I have a very simple setup, but I am unable to achieve the end goal as of yet. I have an nginx installed on a VM that is serving a static html page. This html page contains the code for a video that I want to loop. I want to be able to replace the video file in the video directory and have nginx force the client's browser which is displaying the old video to reload and start playing the new file without restarting nginx or refreshing the browser manually. I should mention that the client browser is on a TV that displays the video and I do not want to manually refresh the browser on the TV and have this done automatically.
I have found few meta tags by searching around to have it work but it does not work for me. The page serves the old video and does not refresh after an hour (the value that I have specified in the meta tag).
<!DOCTYPE html>
<html>
<head>
<title>my video</title>
<meta http-equiv="Pragma" content="no-cache">
<meta http-equiv="Expires" content="-1">
<meta http-equiv="CACHE-CONTROL" content="NO-CACHE">
<meta http-equiv="refresh" content="3600">
<style>
body {
position: absolute;
overflow: hidden;
width: 100%;
height: 100%;
}
#myvideo {
width: 100%;
height: 100%;
}
</style>
</head>
<body>
<!-- The video -->
<video autoplay muted loop id="myvideo">
<source src="videos/main.mp4" type="video/mp4">
</video>
</body>
</html>
I upload a different video to video directory with the same name "main.mp4" and want the nginx to force the browser to reload and display the updated video.

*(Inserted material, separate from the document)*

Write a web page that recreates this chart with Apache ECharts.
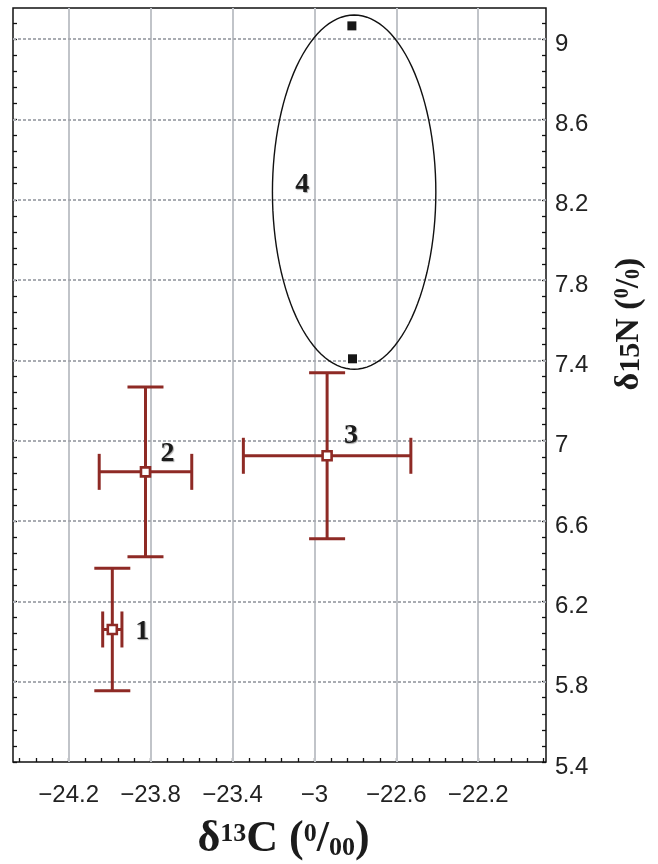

Few things to check/keep in mind:
While <meta http-equiv="refresh" content="3600">
should work just fine, some (very rare ones) browsers may not support it. In that case, you might try adding Javascript-based solution, e.g.:
<script>
setTimeout(function() { window.location.reload(true); }, 60*60*1000);
</script>
The true
will ensure that while reloading the page, the browser will skip its cache and load the page from the server.
Since your page uses/links to the same video filename internally, you have to ensure that http://example.com/videos/main.mp4
does not have positive caching headers.
You can use curl
to check headers like so:
curl -IL http://example.com/videos/main.mp4
See what is the value for Cache-Control
and Expires
. You can have both, or either of those headers. For your case, they should dictate cacheability of less than one hour or none at all.
In NGINX you can set this with:
location = /videos/main.mp4 {
expires -1;
}
Which basically tells it to send expiration in the past of 1 second behind the time when the video file was fetched (= no cache).